Cependant, relocaliser les sites de production reste délicat. Cela provoquerait l’augmentation des coûts de production, et par conséquent des prix. Ainsi, certaines entreprises apparaîtraient moins compétitives et le pouvoir d’achat des consommateurs se verrait altéré. Un sondage Odoxa-Comfluence pour « Les Echos » et Radio Classique affirme que 89% des personnes interrogées sont favorables à la relocalisation de la production des entreprises « même si cela augmente le coût des produits » pour le consommateur. Une affirmation de suite remise en question par Nadine Levratto. « Avec la situation économique et sociale qui se profile, je ne vois pas comment les gens pourraient ne pas être sensibles aux prix. »

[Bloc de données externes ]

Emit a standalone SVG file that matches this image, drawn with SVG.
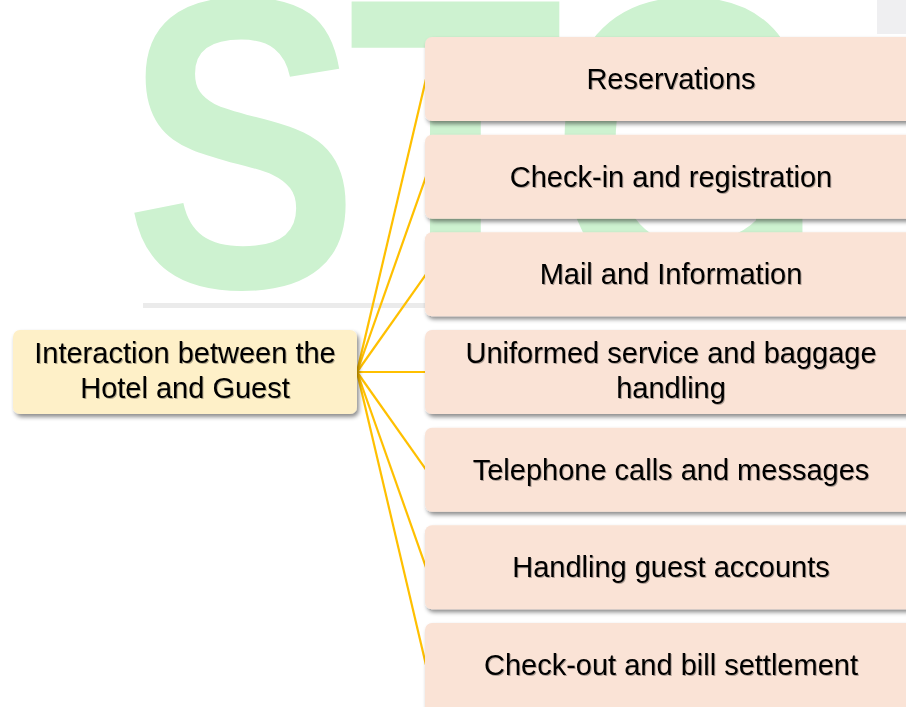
<svg xmlns="http://www.w3.org/2000/svg" width="906" height="707" viewBox="0 0 906 707">
<defs>
<filter id="sh" x="-10%" y="-20%" width="130%" height="150%">
<feDropShadow dx="2" dy="3" stdDeviation="2" flood-color="#000" flood-opacity="0.45"/>
</filter>
<filter id="tsh" x="-5%" y="-20%" width="110%" height="150%">
<feDropShadow dx="1" dy="1" stdDeviation="0.6" flood-color="#000" flood-opacity="0.3"/>
</filter>
<style>
.box{fill:#fae3d6;filter:url(#sh);}
.root{fill:#fef0c8;filter:url(#sh);}
.lbl{font-family:"Liberation Sans",Arial,sans-serif;font-size:29px;fill:#000;text-anchor:middle;filter:url(#tsh);}
.wm{font-family:"Liberation Sans",Arial,sans-serif;font-weight:bold;font-size:415px;fill:#cdf2d0;}
.cn{stroke:#ffc000;stroke-width:2.2;fill:none;}
</style>
</defs>
<rect width="906" height="707" fill="#fff"/>
<g id="watermark">
<text class="wm" transform="translate(0,287) scale(0.85,1)"><tspan x="146" y="0">S</tspan><tspan x="409" y="0">T</tspan><tspan x="647" y="0">G</tspan></text>
<rect x="143" y="303" width="300" height="5" fill="#ebebeb"/>
<rect x="877" y="0" width="29" height="34" fill="#efeff1"/>
</g>
<g id="connectors">
<line class="cn" x1="357" y1="372" x2="426" y2="79"/>
<line class="cn" x1="357" y1="372" x2="426" y2="176.7"/>
<line class="cn" x1="357" y1="372" x2="426" y2="274.3"/>
<line class="cn" x1="357" y1="372" x2="426" y2="372"/>
<line class="cn" x1="357" y1="372" x2="426" y2="469.7"/>
<line class="cn" x1="357" y1="372" x2="426" y2="567.3"/>
<line class="cn" x1="357" y1="372" x2="426" y2="665"/>
</g>
<g id="root">
<rect class="root" x="13" y="330" width="344" height="84" rx="7"/>
<text class="lbl" x="185" y="363">Interaction between the</text>
<text class="lbl" x="185" y="398">Hotel and Guest</text>
</g>
<g id="n1">
<rect class="box" x="425" y="37" width="492" height="84" rx="7"/>
<text class="lbl" x="671" y="89">Reservations</text>
</g>
<g id="n2">
<rect class="box" x="425" y="134.7" width="492" height="84" rx="7"/>
<text class="lbl" x="671" y="186.7">Check-in and registration</text>
</g>
<g id="n3">
<rect class="box" x="425" y="232.3" width="492" height="84" rx="7"/>
<text class="lbl" x="671" y="284.3">Mail and Information</text>
</g>
<g id="n4">
<rect class="box" x="425" y="330" width="492" height="84" rx="7"/>
<text class="lbl" x="671" y="363">Uniformed service and baggage</text>
<text class="lbl" x="671" y="398">handling</text>
</g>
<g id="n5">
<rect class="box" x="425" y="427.7" width="492" height="84" rx="7"/>
<text class="lbl" x="671" y="479.7">Telephone calls and messages</text>
</g>
<g id="n6">
<rect class="box" x="425" y="525.3" width="492" height="84" rx="7"/>
<text class="lbl" x="671" y="577.3">Handling guest accounts</text>
</g>
<g id="n7">
<rect class="box" x="425" y="623" width="492" height="90" rx="7"/>
<text class="lbl" x="671" y="675">Check-out and bill settlement</text>
</g>
</svg>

1083, une entreprise de fabrication de jeans, base quant à elle toute sa chaîne de production en France. Les prix sont élevés, mais justifiés selon eux : « Nous vendons au même prix que les jeans Diesel. Mais, quand vous achetez un jean 1083, vous irriguez le marché français. » Le résultat est probant. Le chiffre d’affaires de l’entreprise est passé de 200 000 euros en 2013 à 8 millions en 2019. Soit 40 fois supérieur. « Chaque année nous avons été rentables. 100 % des bénéfices sont réinvestis dans l’entreprise. » La production locale présente alors de nombreux atouts. « On a des circuits courts, donc peu d’impact sur l’environnement. On crée des emplois, et on sauve des entreprises. On a racheté Valrupt pour sauver son savoir-faire. Donc, 1083 est un agent économique positif dans l’économie française. » En 6 ans, 150 emplois ont été créés, dont 70 emplois directs, 40 chez tissage de France et 30 chez 1083. « Le Made in France rime avec la création d’emplois en France. À l’inverse, les délocalisations riment avec licenciements. C’est une casse humaine et industrielle massive. »
Pour aider les entreprises à se réimplanter en France, Nadine Levratto est catégorique : « Si aucune politique incitative n’est adoptée, je crains qu’il n’y ait pas beaucoup de relocalisation. Certaines entreprises ont la mémoire très courte. Sans politique volontariste dans ce sens, il n’y en aura que quelques-unes », commente l’économiste. « Il faudrait conditionner les aides aux entreprises à des réouvertures de sites en France, à des circuits plus courts, à une économie de proximité. Et parallèlement taxer les carburants des transports de marchandises », propose l’experte. De son côté, Aude de Castet estime que : « l’Etat doit pouvoir contrôler les délocalisations dans les entreprises où il est actionnaire. Il doit pouvoir exiger la relocalisation de la fabrication. C’est ce qu’on appelle le golden share. En particulier, dans le domaine sanitaire, avec Sanofi-Adventis. Cela nous permettrait d’avoir un véritable Airbus de la santé européen. » Année après année, au profit de l’ultralibéralisme, l’Etat s’écrase et ne régule plus les marchés. Son rôle devient alors essentiel dans la gestion de l’après-crise.